Stated exercise - Reproduce the data exactly and drop any pictures it holds.

Data segment -
-=-=-=-=-
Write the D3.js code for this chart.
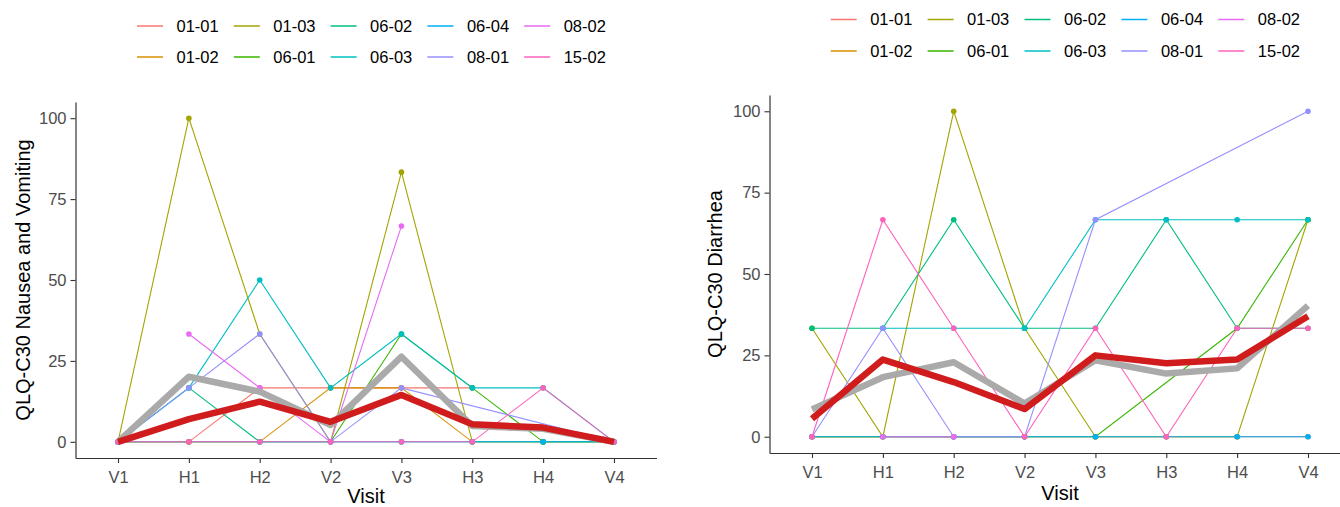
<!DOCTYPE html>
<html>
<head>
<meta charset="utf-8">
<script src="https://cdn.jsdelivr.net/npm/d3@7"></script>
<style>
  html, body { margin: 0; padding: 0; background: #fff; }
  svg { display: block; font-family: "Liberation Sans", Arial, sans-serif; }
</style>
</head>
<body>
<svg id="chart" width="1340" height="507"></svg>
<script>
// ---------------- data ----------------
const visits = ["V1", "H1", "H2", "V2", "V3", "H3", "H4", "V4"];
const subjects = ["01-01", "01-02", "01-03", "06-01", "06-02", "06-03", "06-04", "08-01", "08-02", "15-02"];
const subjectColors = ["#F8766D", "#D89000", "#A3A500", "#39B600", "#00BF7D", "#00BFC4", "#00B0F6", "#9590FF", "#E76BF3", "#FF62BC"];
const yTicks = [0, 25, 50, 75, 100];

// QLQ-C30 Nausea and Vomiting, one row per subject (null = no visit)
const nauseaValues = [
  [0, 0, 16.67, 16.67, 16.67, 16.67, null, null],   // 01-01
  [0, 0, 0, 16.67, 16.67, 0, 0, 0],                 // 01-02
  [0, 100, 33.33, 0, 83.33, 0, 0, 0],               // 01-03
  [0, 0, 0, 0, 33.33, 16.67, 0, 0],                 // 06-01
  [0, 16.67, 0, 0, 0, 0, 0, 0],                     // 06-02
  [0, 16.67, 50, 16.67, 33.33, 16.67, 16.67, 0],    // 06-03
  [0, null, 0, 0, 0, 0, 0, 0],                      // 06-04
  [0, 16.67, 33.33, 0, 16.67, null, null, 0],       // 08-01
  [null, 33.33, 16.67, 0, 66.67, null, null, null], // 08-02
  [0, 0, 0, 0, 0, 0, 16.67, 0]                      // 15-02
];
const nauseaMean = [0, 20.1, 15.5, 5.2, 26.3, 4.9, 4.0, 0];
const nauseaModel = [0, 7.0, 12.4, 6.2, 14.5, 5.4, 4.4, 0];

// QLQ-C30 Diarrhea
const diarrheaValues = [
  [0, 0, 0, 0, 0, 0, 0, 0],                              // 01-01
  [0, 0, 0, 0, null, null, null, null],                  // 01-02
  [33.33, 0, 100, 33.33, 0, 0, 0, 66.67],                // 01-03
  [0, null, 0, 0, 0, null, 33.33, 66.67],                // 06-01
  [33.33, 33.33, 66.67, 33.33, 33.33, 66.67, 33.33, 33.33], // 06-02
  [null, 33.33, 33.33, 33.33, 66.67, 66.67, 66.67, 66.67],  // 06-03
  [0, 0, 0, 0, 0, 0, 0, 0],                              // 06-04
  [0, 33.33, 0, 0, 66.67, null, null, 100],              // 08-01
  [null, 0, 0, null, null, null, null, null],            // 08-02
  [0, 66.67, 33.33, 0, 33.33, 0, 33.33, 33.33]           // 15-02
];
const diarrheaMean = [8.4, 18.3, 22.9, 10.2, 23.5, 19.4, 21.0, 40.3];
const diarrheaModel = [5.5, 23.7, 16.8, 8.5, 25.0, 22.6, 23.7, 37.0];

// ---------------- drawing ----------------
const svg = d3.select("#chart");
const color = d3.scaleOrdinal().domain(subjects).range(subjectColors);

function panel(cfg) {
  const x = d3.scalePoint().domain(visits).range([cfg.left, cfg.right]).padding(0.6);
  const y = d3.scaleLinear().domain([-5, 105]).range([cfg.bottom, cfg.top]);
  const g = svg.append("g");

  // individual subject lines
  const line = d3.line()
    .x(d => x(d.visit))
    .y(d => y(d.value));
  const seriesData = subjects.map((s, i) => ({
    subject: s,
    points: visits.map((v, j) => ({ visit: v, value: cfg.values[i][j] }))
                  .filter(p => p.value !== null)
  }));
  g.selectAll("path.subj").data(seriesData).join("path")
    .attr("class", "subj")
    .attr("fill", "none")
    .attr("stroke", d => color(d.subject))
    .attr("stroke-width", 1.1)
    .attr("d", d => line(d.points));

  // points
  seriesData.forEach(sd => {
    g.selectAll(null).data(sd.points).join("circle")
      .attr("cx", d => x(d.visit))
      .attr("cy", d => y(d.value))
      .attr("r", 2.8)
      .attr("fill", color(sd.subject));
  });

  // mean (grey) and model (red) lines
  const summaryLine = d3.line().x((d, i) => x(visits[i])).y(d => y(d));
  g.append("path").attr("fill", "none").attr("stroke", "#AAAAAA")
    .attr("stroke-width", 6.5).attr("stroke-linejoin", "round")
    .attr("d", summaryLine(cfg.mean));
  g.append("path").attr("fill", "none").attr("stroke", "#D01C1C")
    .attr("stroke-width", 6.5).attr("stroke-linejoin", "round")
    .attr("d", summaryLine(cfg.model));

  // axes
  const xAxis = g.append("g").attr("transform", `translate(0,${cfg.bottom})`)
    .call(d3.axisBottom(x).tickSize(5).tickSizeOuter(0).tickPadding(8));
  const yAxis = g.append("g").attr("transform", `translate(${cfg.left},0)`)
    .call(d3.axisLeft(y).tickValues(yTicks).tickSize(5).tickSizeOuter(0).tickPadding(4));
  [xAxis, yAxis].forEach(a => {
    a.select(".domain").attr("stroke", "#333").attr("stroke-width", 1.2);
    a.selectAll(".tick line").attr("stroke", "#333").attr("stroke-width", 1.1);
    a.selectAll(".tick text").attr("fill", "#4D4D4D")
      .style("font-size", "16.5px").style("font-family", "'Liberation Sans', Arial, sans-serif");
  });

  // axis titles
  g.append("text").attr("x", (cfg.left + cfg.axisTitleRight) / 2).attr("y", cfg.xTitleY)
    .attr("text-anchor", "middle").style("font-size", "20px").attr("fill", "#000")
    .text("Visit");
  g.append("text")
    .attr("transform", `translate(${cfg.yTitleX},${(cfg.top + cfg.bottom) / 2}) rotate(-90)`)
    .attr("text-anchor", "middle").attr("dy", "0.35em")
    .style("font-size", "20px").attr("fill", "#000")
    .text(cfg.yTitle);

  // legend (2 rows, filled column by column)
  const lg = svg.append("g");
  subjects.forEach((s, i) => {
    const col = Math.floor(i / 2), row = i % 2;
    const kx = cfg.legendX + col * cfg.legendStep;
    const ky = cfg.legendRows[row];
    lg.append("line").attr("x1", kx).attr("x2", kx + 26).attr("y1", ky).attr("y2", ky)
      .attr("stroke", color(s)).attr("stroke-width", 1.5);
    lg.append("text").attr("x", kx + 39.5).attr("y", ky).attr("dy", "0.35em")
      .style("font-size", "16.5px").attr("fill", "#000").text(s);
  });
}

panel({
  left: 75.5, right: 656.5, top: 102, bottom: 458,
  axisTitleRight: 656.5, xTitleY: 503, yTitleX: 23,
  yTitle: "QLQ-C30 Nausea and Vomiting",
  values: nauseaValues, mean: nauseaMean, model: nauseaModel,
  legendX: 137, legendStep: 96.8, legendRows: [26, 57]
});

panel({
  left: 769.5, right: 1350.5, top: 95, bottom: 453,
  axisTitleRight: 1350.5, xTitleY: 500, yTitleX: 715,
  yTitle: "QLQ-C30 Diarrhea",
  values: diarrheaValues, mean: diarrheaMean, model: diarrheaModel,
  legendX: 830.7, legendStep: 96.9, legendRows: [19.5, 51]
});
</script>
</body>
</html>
-=-=-=-=-
Solved exercise -
Write the D3.js code for this chart.
<!DOCTYPE html>
<html>
<head>
<meta charset="utf-8">
<script src="https://cdn.jsdelivr.net/npm/d3@7"></script>
<style>
  html, body { margin: 0; padding: 0; background: #fff; }
  svg { display: block; font-family: "Liberation Sans", Arial, sans-serif; }
</style>
</head>
<body>
<svg id="chart" width="1340" height="507"></svg>
<script>
// ---------------- data ----------------
const visits = ["V1", "H1", "H2", "V2", "V3", "H3", "H4", "V4"];
const subjects = ["01-01", "01-02", "01-03", "06-01", "06-02", "06-03", "06-04", "08-01", "08-02", "15-02"];
const subjectColors = ["#F8766D", "#D89000", "#A3A500", "#39B600", "#00BF7D", "#00BFC4", "#00B0F6", "#9590FF", "#E76BF3", "#FF62BC"];
const yTicks = [0, 25, 50, 75, 100];

// QLQ-C30 Nausea and Vomiting, one row per subject (null = no visit)
const nauseaValues = [
  [0, 0, 16.67, 16.67, 16.67, 16.67, null, null],   // 01-01
  [0, 0, 0, 16.67, 16.67, 0, 0, 0],                 // 01-02
  [0, 100, 33.33, 0, 83.33, 0, 0, 0],               // 01-03
  [0, 0, 0, 0, 33.33, 16.67, 0, 0],                 // 06-01
  [0, 16.67, 0, 0, 0, 0, 0, 0],                     // 06-02
  [0, 16.67, 50, 16.67, 33.33, 16.67, 16.67, 0],    // 06-03
  [0, null, 0, 0, 0, 0, 0, 0],                      // 06-04
  [0, 16.67, 33.33, 0, 16.67, null, null, 0],       // 08-01
  [null, 33.33, 16.67, 0, 66.67, null, null, null], // 08-02
  [0, 0, 0, 0, 0, 0, 16.67, 0]                      // 15-02
];
const nauseaMean = [0, 20.1, 15.5, 5.2, 26.3, 4.9, 4.0, 0];
const nauseaModel = [0, 7.0, 12.4, 6.2, 14.5, 5.4, 4.4, 0];

// QLQ-C30 Diarrhea
const diarrheaValues = [
  [0, 0, 0, 0, 0, 0, 0, 0],                              // 01-01
  [0, 0, 0, 0, null, null, null, null],                  // 01-02
  [33.33, 0, 100, 33.33, 0, 0, 0, 66.67],                // 01-03
  [0, null, 0, 0, 0, null, 33.33, 66.67],                // 06-01
  [33.33, 33.33, 66.67, 33.33, 33.33, 66.67, 33.33, 33.33], // 06-02
  [null, 33.33, 33.33, 33.33, 66.67, 66.67, 66.67, 66.67],  // 06-03
  [0, 0, 0, 0, 0, 0, 0, 0],                              // 06-04
  [0, 33.33, 0, 0, 66.67, null, null, 100],              // 08-01
  [null, 0, 0, null, null, null, null, null],            // 08-02
  [0, 66.67, 33.33, 0, 33.33, 0, 33.33, 33.33]           // 15-02
];
const diarrheaMean = [8.4, 18.3, 22.9, 10.2, 23.5, 19.4, 21.0, 40.3];
const diarrheaModel = [5.5, 23.7, 16.8, 8.5, 25.0, 22.6, 23.7, 37.0];

// ---------------- drawing ----------------
const svg = d3.select("#chart");
const color = d3.scaleOrdinal().domain(subjects).range(subjectColors);

function panel(cfg) {
  const x = d3.scalePoint().domain(visits).range([cfg.left, cfg.right]).padding(0.6);
  const y = d3.scaleLinear().domain([-5, 105]).range([cfg.bottom, cfg.top]);
  const g = svg.append("g");

  // individual subject lines
  const line = d3.line()
    .x(d => x(d.visit))
    .y(d => y(d.value));
  const seriesData = subjects.map((s, i) => ({
    subject: s,
    points: visits.map((v, j) => ({ visit: v, value: cfg.values[i][j] }))
                  .filter(p => p.value !== null)
  }));
  g.selectAll("path.subj").data(seriesData).join("path")
    .attr("class", "subj")
    .attr("fill", "none")
    .attr("stroke", d => color(d.subject))
    .attr("stroke-width", 1.1)
    .attr("d", d => line(d.points));

  // points
  seriesData.forEach(sd => {
    g.selectAll(null).data(sd.points).join("circle")
      .attr("cx", d => x(d.visit))
      .attr("cy", d => y(d.value))
      .attr("r", 2.8)
      .attr("fill", color(sd.subject));
  });

  // mean (grey) and model (red) lines
  const summaryLine = d3.line().x((d, i) => x(visits[i])).y(d => y(d));
  g.append("path").attr("fill", "none").attr("stroke", "#AAAAAA")
    .attr("stroke-width", 6.5).attr("stroke-linejoin", "round")
    .attr("d", summaryLine(cfg.mean));
  g.append("path").attr("fill", "none").attr("stroke", "#D01C1C")
    .attr("stroke-width", 6.5).attr("stroke-linejoin", "round")
    .attr("d", summaryLine(cfg.model));

  // axes
  const xAxis = g.append("g").attr("transform", `translate(0,${cfg.bottom})`)
    .call(d3.axisBottom(x).tickSize(5).tickSizeOuter(0).tickPadding(8));
  const yAxis = g.append("g").attr("transform", `translate(${cfg.left},0)`)
    .call(d3.axisLeft(y).tickValues(yTicks).tickSize(5).tickSizeOuter(0).tickPadding(4));
  [xAxis, yAxis].forEach(a => {
    a.select(".domain").attr("stroke", "#333").attr("stroke-width", 1.2);
    a.selectAll(".tick line").attr("stroke", "#333").attr("stroke-width", 1.1);
    a.selectAll(".tick text").attr("fill", "#4D4D4D")
      .style("font-size", "16.5px").style("font-family", "'Liberation Sans', Arial, sans-serif");
  });

  // axis titles
  g.append("text").attr("x", (cfg.left + cfg.axisTitleRight) / 2).attr("y", cfg.xTitleY)
    .attr("text-anchor", "middle").style("font-size", "20px").attr("fill", "#000")
    .text("Visit");
  g.append("text")
    .attr("transform", `translate(${cfg.yTitleX},${(cfg.top + cfg.bottom) / 2}) rotate(-90)`)
    .attr("text-anchor", "middle").attr("dy", "0.35em")
    .style("font-size", "20px").attr("fill", "#000")
    .text(cfg.yTitle);

  // legend (2 rows, filled column by column)
  const lg = svg.append("g");
  subjects.forEach((s, i) => {
    const col = Math.floor(i / 2), row = i % 2;
    const kx = cfg.legendX + col * cfg.legendStep;
    const ky = cfg.legendRows[row];
    lg.append("line").attr("x1", kx).attr("x2", kx + 26).attr("y1", ky).attr("y2", ky)
      .attr("stroke", color(s)).attr("stroke-width", 1.5);
    lg.append("text").attr("x", kx + 39.5).attr("y", ky).attr("dy", "0.35em")
      .style("font-size", "16.5px").attr("fill", "#000").text(s);
  });
}

panel({
  left: 75.5, right: 656.5, top: 102, bottom: 458,
  axisTitleRight: 656.5, xTitleY: 503, yTitleX: 23,
  yTitle: "QLQ-C30 Nausea and Vomiting",
  values: nauseaValues, mean: nauseaMean, model: nauseaModel,
  legendX: 137, legendStep: 96.8, legendRows: [26, 57]
});

panel({
  left: 769.5, right: 1350.5, top: 95, bottom: 453,
  axisTitleRight: 1350.5, xTitleY: 500, yTitleX: 715,
  yTitle: "QLQ-C30 Diarrhea",
  values: diarrheaValues, mean: diarrheaMean, model: diarrheaModel,
  legendX: 830.7, legendStep: 96.9, legendRows: [19.5, 51]
});
</script>
</body>
</html>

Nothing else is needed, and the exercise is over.